Andriy Onufriyenko | Moment | Getty Images

Bitcoin dropped on Thursday to levels not seen in more than six months, as investors appeared to pull back exposure to riskier assets and weighed the prospects of another Federal Reserve rate cut next month.

The flagship digital currency fell to as low as $86,325.81, its lowest level since April 21. It last traded at $86,690.11.

The release of stronger-than-expected U.S. jobs data raised questions about whether the central bank would lower its benchmark overnight rate. The U.S. economy added 119,000 in September, well above the 50,000 economists polled by Dow Jones expected.

That report sent the probability of a December rate cut to around 40%, according to the CME Group’s FedWatch tool.

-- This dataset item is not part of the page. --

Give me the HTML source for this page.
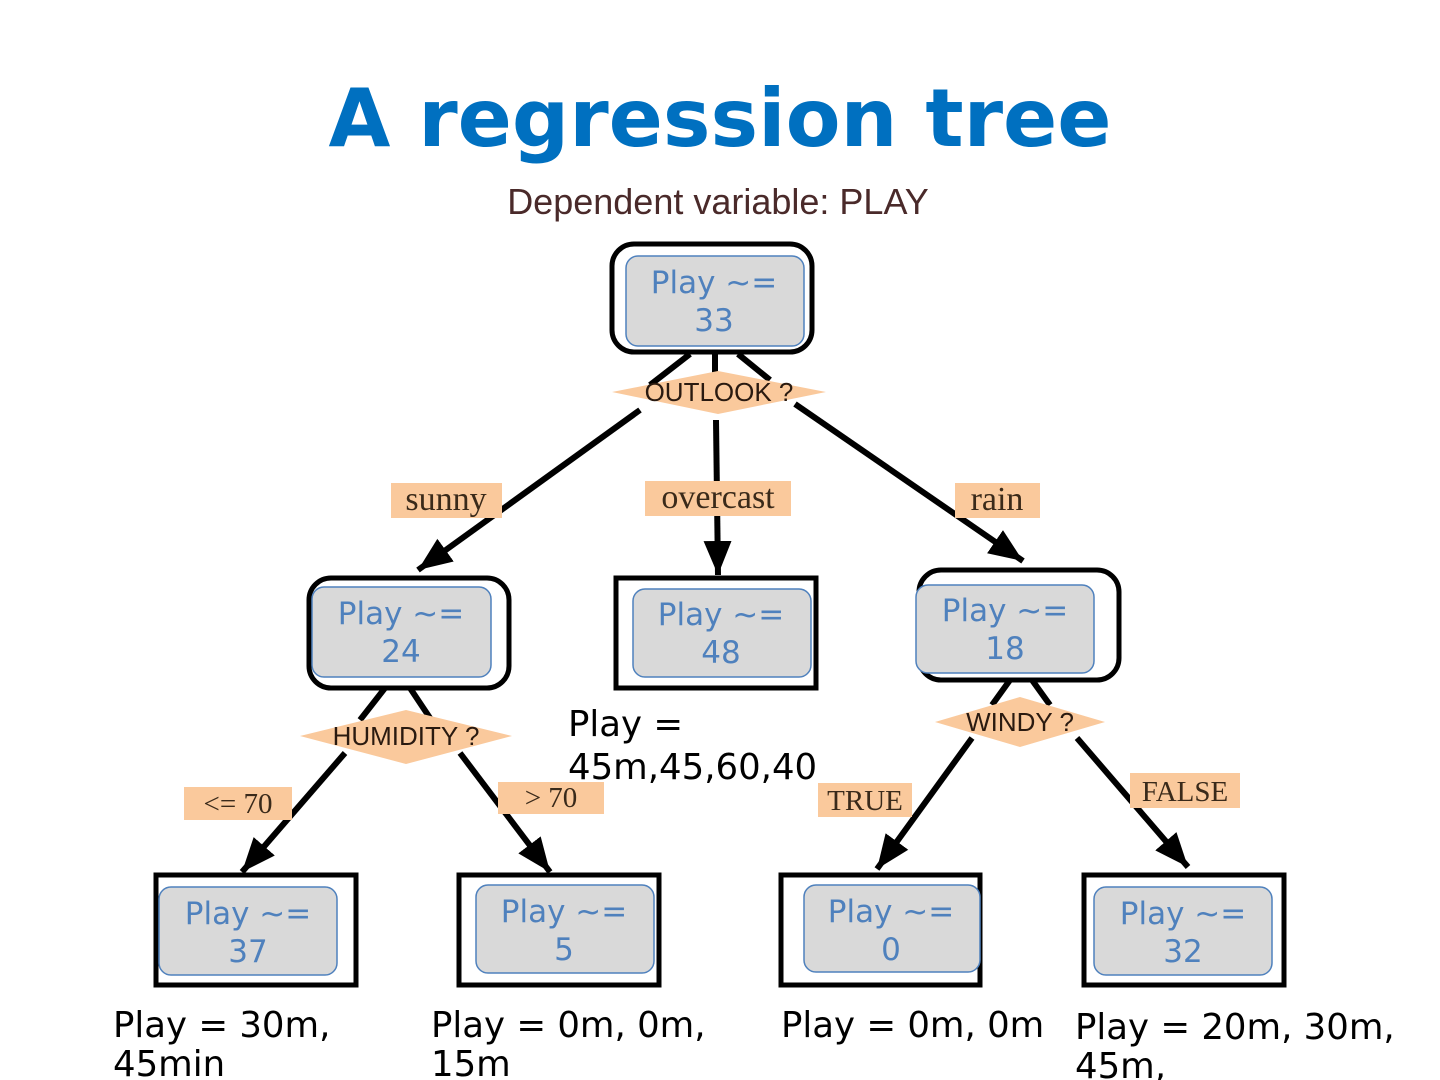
<!DOCTYPE html>
<html><head><meta charset="utf-8"><style>
html,body{margin:0;padding:0;background:#fff;}
svg{display:block;}
.n{font-family:"DejaVu Sans","Liberation Sans",sans-serif;font-size:31px;fill:#4f81bd;text-anchor:middle;}
.lb{font-family:"Liberation Serif",serif;font-size:34px;fill:#3a2a1a;text-anchor:middle;}
.lb2{font-family:"Liberation Serif",serif;font-size:29px;fill:#3a2a1a;text-anchor:middle;}
.dm{font-family:"Liberation Sans",sans-serif;font-size:26px;fill:#2a1a10;text-anchor:middle;}
.bk{font-family:"DejaVu Sans","Liberation Sans",sans-serif;font-size:35.5px;fill:#000;}
</style></head><body>
<svg width="1440" height="1080" viewBox="0 0 1440 1080" xmlns="http://www.w3.org/2000/svg">
<defs>
<marker id="a" markerUnits="userSpaceOnUse" markerWidth="44" markerHeight="44" refX="34" refY="17" orient="auto">
<path d="M0,3 L34,17 L0,31 Z" fill="#000"/>
</marker>
</defs>
<text x="720" y="146" text-anchor="middle" font-family="DejaVu Sans, Liberation Sans, sans-serif" font-weight="bold" font-size="80" fill="#0070c0">A regression tree</text>
<text x="718" y="214" text-anchor="middle" font-family="Liberation Sans, sans-serif" font-size="36" fill="#4a2a2a">Dependent variable: PLAY</text>

<g stroke="#000" stroke-width="6" fill="none">
<line x1="690" y1="354" x2="650" y2="385"/>
<line x1="715" y1="354" x2="715" y2="380"/>
<line x1="738" y1="354" x2="770" y2="380"/>
<line x1="640" y1="410" x2="418" y2="570" marker-end="url(#a)"/>
<line x1="716" y1="420" x2="718" y2="575" marker-end="url(#a)"/>
<line x1="795" y1="404" x2="1023" y2="561" marker-end="url(#a)"/>
<line x1="385" y1="688" x2="360" y2="720"/>
<line x1="410" y1="688" x2="430" y2="718"/>
<line x1="345" y1="753" x2="242" y2="872" marker-end="url(#a)"/>
<line x1="460" y1="753" x2="550" y2="872" marker-end="url(#a)"/>
<line x1="1010" y1="680" x2="992" y2="705"/>
<line x1="1032" y1="680" x2="1050" y2="705"/>
<line x1="972" y1="738" x2="877" y2="869" marker-end="url(#a)"/>
<line x1="1077" y1="738" x2="1188" y2="867" marker-end="url(#a)"/>
</g>

<polygon points="612,392 718,371 826,392 718,414" fill="#fac99c"/>
<text x="719" y="401" class="dm">OUTLOOK ?</text>
<polygon points="300,736 406,710 512,736 406,764" fill="#fac99c"/>
<text x="406" y="745" class="dm">HUMIDITY ?</text>
<polygon points="935,722 1020,697 1105,722 1020,747" fill="#fac99c"/>
<text x="1020" y="731" class="dm">WINDY ?</text>

<g fill="#fac99c">
<rect x="391" y="483" width="111" height="35"/>
<rect x="645" y="481" width="146" height="35"/>
<rect x="955" y="483" width="85" height="35"/>
<rect x="184" y="787" width="108" height="33"/>
<rect x="498" y="782" width="106" height="32"/>
<rect x="818" y="783" width="94" height="34"/>
<rect x="1130" y="773" width="110" height="35"/>
</g>
<text x="446" y="510" class="lb">sunny</text>
<text x="718" y="508" class="lb">overcast</text>
<text x="997" y="510" class="lb">rain</text>
<text x="238" y="813" class="lb2">&lt;= 70</text>
<text x="551" y="807" class="lb2">&gt; 70</text>
<text x="865" y="810" class="lb2">TRUE</text>
<text x="1185" y="801" class="lb2">FALSE</text>

<g stroke="#000" stroke-width="5" fill="#fff">
<rect x="612" y="244" width="200" height="108" rx="22"/>
<rect x="309" y="578" width="200" height="110" rx="22"/>
<rect x="616" y="578" width="200" height="110"/>
<rect x="919" y="570" width="200" height="110" rx="22"/>
<rect x="156" y="875" width="200" height="110"/>
<rect x="459" y="875" width="200" height="110"/>
<rect x="781" y="875" width="199" height="110"/>
<rect x="1084" y="875" width="200" height="110"/>
</g>
<g fill="#d9d9d9" stroke="#4f81bd" stroke-width="1.5">
<rect x="626" y="256" width="178" height="90" rx="12"/>
<rect x="312" y="587" width="179" height="90" rx="12"/>
<rect x="633" y="589" width="178" height="88" rx="12"/>
<rect x="916" y="585" width="178" height="88" rx="12"/>
<rect x="159" y="887" width="178" height="88" rx="12"/>
<rect x="476" y="885" width="178" height="88" rx="12"/>
<rect x="804" y="885" width="176" height="87" rx="12"/>
<rect x="1094" y="887" width="178" height="88" rx="12"/>
</g>
<text class="n" x="714" y="293">Play ~=</text><text class="n" x="714" y="331">33</text>
<text class="n" x="401" y="624">Play ~=</text><text class="n" x="401" y="662">24</text>
<text class="n" x="721" y="625">Play ~=</text><text class="n" x="721" y="663">48</text>
<text class="n" x="1005" y="621">Play ~=</text><text class="n" x="1005" y="659">18</text>
<text class="n" x="248" y="924">Play ~=</text><text class="n" x="248" y="962">37</text>
<text class="n" x="564" y="922">Play ~=</text><text class="n" x="564" y="960">5</text>
<text class="n" x="891" y="922">Play ~=</text><text class="n" x="891" y="960">0</text>
<text class="n" x="1183" y="924">Play ~=</text><text class="n" x="1183" y="962">32</text>

<text class="bk" x="568" y="736">Play =</text>
<text class="bk" x="568" y="779">45m,45,60,40</text>
<text class="bk" x="113" y="1037">Play = 30m,</text>
<text class="bk" x="113" y="1076">45min</text>
<text class="bk" x="431" y="1037">Play = 0m, 0m,</text>
<text class="bk" x="431" y="1076">15m</text>
<text class="bk" x="781" y="1037">Play = 0m, 0m</text>
<text class="bk" x="1075" y="1039">Play = 20m, 30m,</text>
<text class="bk" x="1075" y="1078">45m,</text>
</svg>
</body></html>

Bitcoin’s pullback formed part of a broader cryptocurrency market decline. XRP was last down 2.3% on the day, and is below $2.00, while ether shed more than 3% to trade well below $3,000. Dogecoin was unchanged.

The world’s oldest crypto also led stocks lower, even after a blockbuster Nvidia earnings report. Traders who are heavily invested in AI-related stocks tend to also hold bitcoin, linking the two trades.

Bitcoin’s price has largely slid since a rash of cascading liquidations of highly leveraged crypto positions in early October.